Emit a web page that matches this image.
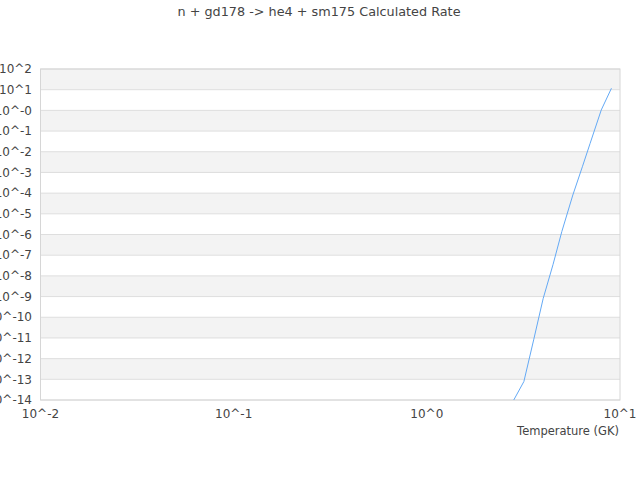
<!DOCTYPE html>
<html>
<head>
<meta charset="utf-8">
<script src="https://cdn.jsdelivr.net/npm/d3@7"></script>
<style>
  body { margin: 0; background: #fff; }
  svg text { font-family: "DejaVu Sans", sans-serif; fill: #444; }
</style>
</head>
<body>
<div id="chart"></div>
<script>
// Datos
const temperaturas = [2.5, 3.18, 3.58, 4.0, 4.5, 5.0, 5.7, 6.4, 7.0, 8.0, 9.03]
const tasas = [1.3e-15, 7.8e-14, 8.7e-12, 7.9e-10, 3.5e-8, 1.4e-6, 8.1e-5, 2.0e-3, 2.5e-2, 1.05, 11.7]
const ticksX = [1e-2, 1e-1, 1e0, 1e1]
const etiquetasX = ["10^-2", "10^-1", "10^0", "10^1"]
const exponentesY = d3.range(2, -15, -1)
const etiquetasY = exponentesY.map((e) => (e === 0 ? "10^-0" : "10^" + e))

const ancho = 640
const alto = 480
const margen = { top: 69, right: 20, bottom: 80, left: 40.5 }

const svg = d3
  .select("#chart")
  .append("svg")
  .attr("width", ancho)
  .attr("height", alto)

const x = d3
  .scaleLog()
  .domain([1e-2, 1e1])
  .range([margen.left, ancho - margen.right])

const y = d3
  .scaleLog()
  .domain([1e-14, 1e2])
  .range([alto - margen.bottom, margen.top])

// Bandas alternadas
const bandas = exponentesY.slice(0, -1).map((e, i) => ({ e, i }))
svg
  .append("g")
  .selectAll("rect")
  .data(bandas)
  .join("rect")
  .attr("x", margen.left)
  .attr("width", x.range()[1] - margen.left)
  .attr("y", (d) => y(Math.pow(10, d.e)))
  .attr("height", (d) => y(Math.pow(10, d.e - 1)) - y(Math.pow(10, d.e)))
  .attr("fill", (d) => (d.i % 2 === 0 ? "#f3f3f3" : "#ffffff"))

// Lineas de grilla
svg
  .append("g")
  .selectAll("line")
  .data(exponentesY)
  .join("line")
  .attr("x1", margen.left)
  .attr("x2", x.range()[1])
  .attr("y1", (d) => y(Math.pow(10, d)))
  .attr("y2", (d) => y(Math.pow(10, d)))
  .attr("stroke", "#dedede")

// Borde
svg
  .append("rect")
  .attr("x", margen.left)
  .attr("y", margen.top)
  .attr("width", x.range()[1] - margen.left)
  .attr("height", y.range()[0] - margen.top)
  .attr("fill", "none")
  .attr("stroke", "#d6d6d6")

// Etiquetas eje Y
svg
  .append("g")
  .selectAll("text")
  .data(exponentesY)
  .join("text")
  .attr("x", 32)
  .attr("y", (d) => y(Math.pow(10, d)))
  .attr("dy", "0.35em")
  .attr("text-anchor", "end")
  .attr("font-size", 12)
  .text((d, i) => etiquetasY[i])

// Etiquetas eje X
svg
  .append("g")
  .selectAll("text")
  .data(ticksX)
  .join("text")
  .attr("x", (d) => x(d))
  .attr("y", 414)
  .attr("dy", "0.35em")
  .attr("text-anchor", "middle")
  .attr("font-size", 12)
  .text((d, i) => etiquetasX[i])

svg
  .append("text")
  .attr("x", 619)
  .attr("y", 431)
  .attr("dy", "0.35em")
  .attr("text-anchor", "end")
  .attr("font-size", 11.5)
  .text("Temperature (GK)")

svg
  .append("text")
  .attr("x", 319)
  .attr("y", 12)
  .attr("dy", "0.35em")
  .attr("text-anchor", "middle")
  .attr("font-size", 12.8)
  .text("n + gd178 -> he4 + sm175 Calculated Rate")

// Curva
svg
  .append("clipPath")
  .attr("id", "recorte")
  .append("rect")
  .attr("x", margen.left)
  .attr("y", margen.top)
  .attr("width", x.range()[1] - margen.left)
  .attr("height", y.range()[0] - margen.top)

const linea = d3
  .line()
  .x((d, i) => x(d))
  .y((d, i) => y(tasas[i]))

svg
  .append("path")
  .datum(temperaturas)
  .attr("clip-path", "url(#recorte)")
  .attr("d", linea)
  .attr("fill", "none")
  .attr("stroke", "#63a9f5")
  .attr("stroke-width", 1)
</script>
</body>
</html>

Your instructions
Repeat the listing above up to and including the line with "(d) => (d.i % 2 === 0", starting from its first line. Drop any pictures.

Result of this exercise
Emit a web page that matches this image.
<!DOCTYPE html>
<html>
<head>
<meta charset="utf-8">
<script src="https://cdn.jsdelivr.net/npm/d3@7"></script>
<style>
  body { margin: 0; background: #fff; }
  svg text { font-family: "DejaVu Sans", sans-serif; fill: #444; }
</style>
</head>
<body>
<div id="chart"></div>
<script>
// Datos
const temperaturas = [2.5, 3.18, 3.58, 4.0, 4.5, 5.0, 5.7, 6.4, 7.0, 8.0, 9.03]
const tasas = [1.3e-15, 7.8e-14, 8.7e-12, 7.9e-10, 3.5e-8, 1.4e-6, 8.1e-5, 2.0e-3, 2.5e-2, 1.05, 11.7]
const ticksX = [1e-2, 1e-1, 1e0, 1e1]
const etiquetasX = ["10^-2", "10^-1", "10^0", "10^1"]
const exponentesY = d3.range(2, -15, -1)
const etiquetasY = exponentesY.map((e) => (e === 0 ? "10^-0" : "10^" + e))

const ancho = 640
const alto = 480
const margen = { top: 69, right: 20, bottom: 80, left: 40.5 }

const svg = d3
  .select("#chart")
  .append("svg")
  .attr("width", ancho)
  .attr("height", alto)

const x = d3
  .scaleLog()
  .domain([1e-2, 1e1])
  .range([margen.left, ancho - margen.right])

const y = d3
  .scaleLog()
  .domain([1e-14, 1e2])
  .range([alto - margen.bottom, margen.top])

// Bandas alternadas
const bandas = exponentesY.slice(0, -1).map((e, i) => ({ e, i }))
svg
  .append("g")
  .selectAll("rect")
  .data(bandas)
  .join("rect")
  .attr("x", margen.left)
  .attr("width", x.range()[1] - margen.left)
  .attr("y", (d) => y(Math.pow(10, d.e)))
  .attr("height", (d) => y(Math.pow(10, d.e - 1)) - y(Math.pow(10, d.e)))
  .attr("fill", (d) => (d.i % 2 === 0 ? "#f3f3f3" : "#ffffff"))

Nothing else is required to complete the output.